→ Given material:
++++++++++

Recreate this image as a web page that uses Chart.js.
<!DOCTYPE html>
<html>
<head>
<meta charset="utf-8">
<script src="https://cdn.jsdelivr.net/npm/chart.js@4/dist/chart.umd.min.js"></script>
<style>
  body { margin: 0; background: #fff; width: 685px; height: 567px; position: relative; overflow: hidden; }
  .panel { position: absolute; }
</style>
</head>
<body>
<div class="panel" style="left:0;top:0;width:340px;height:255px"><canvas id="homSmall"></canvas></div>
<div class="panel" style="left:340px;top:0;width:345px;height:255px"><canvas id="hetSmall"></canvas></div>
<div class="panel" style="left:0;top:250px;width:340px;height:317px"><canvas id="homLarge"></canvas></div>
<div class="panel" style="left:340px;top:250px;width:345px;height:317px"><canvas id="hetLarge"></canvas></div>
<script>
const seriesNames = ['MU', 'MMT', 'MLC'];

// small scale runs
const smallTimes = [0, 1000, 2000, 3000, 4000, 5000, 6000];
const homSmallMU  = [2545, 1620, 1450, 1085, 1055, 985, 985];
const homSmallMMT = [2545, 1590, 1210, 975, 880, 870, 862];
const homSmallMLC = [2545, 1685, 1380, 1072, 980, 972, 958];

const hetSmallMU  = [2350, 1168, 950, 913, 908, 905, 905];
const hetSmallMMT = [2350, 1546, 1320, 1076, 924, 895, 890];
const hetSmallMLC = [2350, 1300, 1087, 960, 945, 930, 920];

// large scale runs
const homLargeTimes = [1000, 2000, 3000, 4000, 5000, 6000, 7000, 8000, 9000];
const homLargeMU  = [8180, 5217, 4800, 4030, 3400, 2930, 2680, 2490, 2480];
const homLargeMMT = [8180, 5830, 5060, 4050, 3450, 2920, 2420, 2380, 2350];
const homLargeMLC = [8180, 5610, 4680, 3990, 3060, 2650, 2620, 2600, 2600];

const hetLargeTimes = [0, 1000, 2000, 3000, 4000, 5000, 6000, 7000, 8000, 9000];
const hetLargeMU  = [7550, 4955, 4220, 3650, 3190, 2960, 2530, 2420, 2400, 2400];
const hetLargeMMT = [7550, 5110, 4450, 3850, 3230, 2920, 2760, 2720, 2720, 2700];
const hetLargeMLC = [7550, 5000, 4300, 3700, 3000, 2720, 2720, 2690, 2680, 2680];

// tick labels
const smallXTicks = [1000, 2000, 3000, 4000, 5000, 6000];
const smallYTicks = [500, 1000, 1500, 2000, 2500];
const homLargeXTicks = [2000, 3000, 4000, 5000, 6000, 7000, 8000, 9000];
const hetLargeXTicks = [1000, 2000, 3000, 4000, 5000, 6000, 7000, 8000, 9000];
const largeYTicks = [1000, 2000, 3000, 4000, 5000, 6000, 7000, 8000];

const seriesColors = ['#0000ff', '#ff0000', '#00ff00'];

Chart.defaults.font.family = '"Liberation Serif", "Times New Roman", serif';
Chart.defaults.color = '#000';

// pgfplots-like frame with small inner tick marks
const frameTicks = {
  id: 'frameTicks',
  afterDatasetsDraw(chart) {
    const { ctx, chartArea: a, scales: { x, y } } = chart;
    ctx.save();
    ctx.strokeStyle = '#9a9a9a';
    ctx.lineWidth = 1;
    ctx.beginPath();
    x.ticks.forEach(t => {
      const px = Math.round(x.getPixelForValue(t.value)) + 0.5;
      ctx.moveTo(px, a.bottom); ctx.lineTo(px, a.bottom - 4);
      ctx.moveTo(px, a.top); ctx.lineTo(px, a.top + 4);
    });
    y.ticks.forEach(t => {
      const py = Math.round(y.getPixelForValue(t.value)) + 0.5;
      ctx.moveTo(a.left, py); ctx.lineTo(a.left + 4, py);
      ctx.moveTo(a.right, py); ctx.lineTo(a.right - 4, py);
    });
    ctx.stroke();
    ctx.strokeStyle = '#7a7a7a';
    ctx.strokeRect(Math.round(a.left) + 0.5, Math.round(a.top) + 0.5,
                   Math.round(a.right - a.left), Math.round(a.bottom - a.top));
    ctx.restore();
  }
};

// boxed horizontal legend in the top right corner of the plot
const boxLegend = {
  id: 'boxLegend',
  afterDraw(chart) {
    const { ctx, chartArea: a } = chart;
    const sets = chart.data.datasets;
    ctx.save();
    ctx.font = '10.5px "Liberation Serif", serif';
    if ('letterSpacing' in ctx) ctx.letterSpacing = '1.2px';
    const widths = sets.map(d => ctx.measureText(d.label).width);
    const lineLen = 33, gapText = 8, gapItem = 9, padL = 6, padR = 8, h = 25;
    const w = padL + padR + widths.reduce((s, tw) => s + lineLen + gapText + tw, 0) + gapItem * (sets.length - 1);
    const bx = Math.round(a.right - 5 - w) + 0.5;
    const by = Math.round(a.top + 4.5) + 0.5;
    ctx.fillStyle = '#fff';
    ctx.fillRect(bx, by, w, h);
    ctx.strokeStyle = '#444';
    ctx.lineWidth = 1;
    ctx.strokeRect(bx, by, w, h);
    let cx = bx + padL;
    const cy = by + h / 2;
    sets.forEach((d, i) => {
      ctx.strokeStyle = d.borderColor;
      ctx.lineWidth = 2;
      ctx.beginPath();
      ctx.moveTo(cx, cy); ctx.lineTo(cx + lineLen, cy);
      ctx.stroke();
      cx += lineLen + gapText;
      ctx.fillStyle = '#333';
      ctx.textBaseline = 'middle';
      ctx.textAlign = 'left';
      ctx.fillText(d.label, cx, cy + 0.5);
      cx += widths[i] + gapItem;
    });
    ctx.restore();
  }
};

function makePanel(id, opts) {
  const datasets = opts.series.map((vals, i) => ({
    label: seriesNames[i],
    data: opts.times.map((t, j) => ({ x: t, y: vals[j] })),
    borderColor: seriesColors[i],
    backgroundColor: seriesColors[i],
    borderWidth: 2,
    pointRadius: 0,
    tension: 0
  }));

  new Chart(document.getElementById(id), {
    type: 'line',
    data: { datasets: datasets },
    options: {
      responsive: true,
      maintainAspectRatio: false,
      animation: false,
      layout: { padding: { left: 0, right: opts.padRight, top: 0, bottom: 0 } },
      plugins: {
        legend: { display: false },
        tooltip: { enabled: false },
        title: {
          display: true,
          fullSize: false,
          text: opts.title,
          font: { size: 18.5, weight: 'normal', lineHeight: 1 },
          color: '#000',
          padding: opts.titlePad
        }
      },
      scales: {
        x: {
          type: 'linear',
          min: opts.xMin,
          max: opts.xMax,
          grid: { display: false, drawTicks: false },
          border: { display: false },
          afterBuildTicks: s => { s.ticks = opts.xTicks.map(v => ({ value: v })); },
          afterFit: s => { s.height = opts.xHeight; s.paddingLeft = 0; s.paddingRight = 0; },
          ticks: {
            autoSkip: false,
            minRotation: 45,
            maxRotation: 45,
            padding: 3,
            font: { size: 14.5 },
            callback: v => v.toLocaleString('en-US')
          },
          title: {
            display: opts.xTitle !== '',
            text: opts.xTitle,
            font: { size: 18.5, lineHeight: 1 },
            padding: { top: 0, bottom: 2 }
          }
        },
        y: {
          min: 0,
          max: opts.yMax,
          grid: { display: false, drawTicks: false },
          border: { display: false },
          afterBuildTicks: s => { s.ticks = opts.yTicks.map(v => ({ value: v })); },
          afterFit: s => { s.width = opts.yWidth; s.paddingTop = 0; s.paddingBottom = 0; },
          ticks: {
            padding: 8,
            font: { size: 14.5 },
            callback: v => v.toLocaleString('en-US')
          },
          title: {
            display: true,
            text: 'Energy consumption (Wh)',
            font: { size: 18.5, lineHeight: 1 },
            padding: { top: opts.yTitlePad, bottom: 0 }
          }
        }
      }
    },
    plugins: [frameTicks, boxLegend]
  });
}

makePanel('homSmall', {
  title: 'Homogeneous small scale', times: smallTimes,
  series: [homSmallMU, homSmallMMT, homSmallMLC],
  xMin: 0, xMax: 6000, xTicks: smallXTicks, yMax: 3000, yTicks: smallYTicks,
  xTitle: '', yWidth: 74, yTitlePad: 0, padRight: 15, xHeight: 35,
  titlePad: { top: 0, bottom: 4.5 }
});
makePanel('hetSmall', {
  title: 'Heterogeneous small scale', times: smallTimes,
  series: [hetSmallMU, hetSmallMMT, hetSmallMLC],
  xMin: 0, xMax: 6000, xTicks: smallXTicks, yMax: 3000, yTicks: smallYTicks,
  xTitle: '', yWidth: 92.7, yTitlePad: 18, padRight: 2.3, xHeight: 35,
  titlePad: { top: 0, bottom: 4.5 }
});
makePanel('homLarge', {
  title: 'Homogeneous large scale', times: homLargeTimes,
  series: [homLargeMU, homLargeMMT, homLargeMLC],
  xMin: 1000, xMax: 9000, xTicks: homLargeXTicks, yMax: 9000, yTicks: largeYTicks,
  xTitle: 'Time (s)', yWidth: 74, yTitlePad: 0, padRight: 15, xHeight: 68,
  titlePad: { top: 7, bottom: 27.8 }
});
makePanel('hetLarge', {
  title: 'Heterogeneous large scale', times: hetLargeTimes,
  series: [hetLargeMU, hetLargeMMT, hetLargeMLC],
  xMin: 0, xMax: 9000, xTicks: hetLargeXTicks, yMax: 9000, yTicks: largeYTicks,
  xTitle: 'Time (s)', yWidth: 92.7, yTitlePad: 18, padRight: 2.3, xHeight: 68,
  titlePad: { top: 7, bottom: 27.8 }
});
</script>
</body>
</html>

++++++++++

→ Short problem: Starting at the first line of the data above, please restate word for word every line up to and including the one that holds "6000, 7000, 8000];", and add nothing else.

→ Result for this exercise:
Recreate this image as a web page that uses Chart.js.
<!DOCTYPE html>
<html>
<head>
<meta charset="utf-8">
<script src="https://cdn.jsdelivr.net/npm/chart.js@4/dist/chart.umd.min.js"></script>
<style>
  body { margin: 0; background: #fff; width: 685px; height: 567px; position: relative; overflow: hidden; }
  .panel { position: absolute; }
</style>
</head>
<body>
<div class="panel" style="left:0;top:0;width:340px;height:255px"><canvas id="homSmall"></canvas></div>
<div class="panel" style="left:340px;top:0;width:345px;height:255px"><canvas id="hetSmall"></canvas></div>
<div class="panel" style="left:0;top:250px;width:340px;height:317px"><canvas id="homLarge"></canvas></div>
<div class="panel" style="left:340px;top:250px;width:345px;height:317px"><canvas id="hetLarge"></canvas></div>
<script>
const seriesNames = ['MU', 'MMT', 'MLC'];

// small scale runs
const smallTimes = [0, 1000, 2000, 3000, 4000, 5000, 6000];
const homSmallMU  = [2545, 1620, 1450, 1085, 1055, 985, 985];
const homSmallMMT = [2545, 1590, 1210, 975, 880, 870, 862];
const homSmallMLC = [2545, 1685, 1380, 1072, 980, 972, 958];

const hetSmallMU  = [2350, 1168, 950, 913, 908, 905, 905];
const hetSmallMMT = [2350, 1546, 1320, 1076, 924, 895, 890];
const hetSmallMLC = [2350, 1300, 1087, 960, 945, 930, 920];

// large scale runs
const homLargeTimes = [1000, 2000, 3000, 4000, 5000, 6000, 7000, 8000, 9000];
const homLargeMU  = [8180, 5217, 4800, 4030, 3400, 2930, 2680, 2490, 2480];
const homLargeMMT = [8180, 5830, 5060, 4050, 3450, 2920, 2420, 2380, 2350];
const homLargeMLC = [8180, 5610, 4680, 3990, 3060, 2650, 2620, 2600, 2600];

const hetLargeTimes = [0, 1000, 2000, 3000, 4000, 5000, 6000, 7000, 8000, 9000];
const hetLargeMU  = [7550, 4955, 4220, 3650, 3190, 2960, 2530, 2420, 2400, 2400];
const hetLargeMMT = [7550, 5110, 4450, 3850, 3230, 2920, 2760, 2720, 2720, 2700];
const hetLargeMLC = [7550, 5000, 4300, 3700, 3000, 2720, 2720, 2690, 2680, 2680];

// tick labels
const smallXTicks = [1000, 2000, 3000, 4000, 5000, 6000];
const smallYTicks = [500, 1000, 1500, 2000, 2500];
const homLargeXTicks = [2000, 3000, 4000, 5000, 6000, 7000, 8000, 9000];
const hetLargeXTicks = [1000, 2000, 3000, 4000, 5000, 6000, 7000, 8000, 9000];
const largeYTicks = [1000, 2000, 3000, 4000, 5000, 6000, 7000, 8000];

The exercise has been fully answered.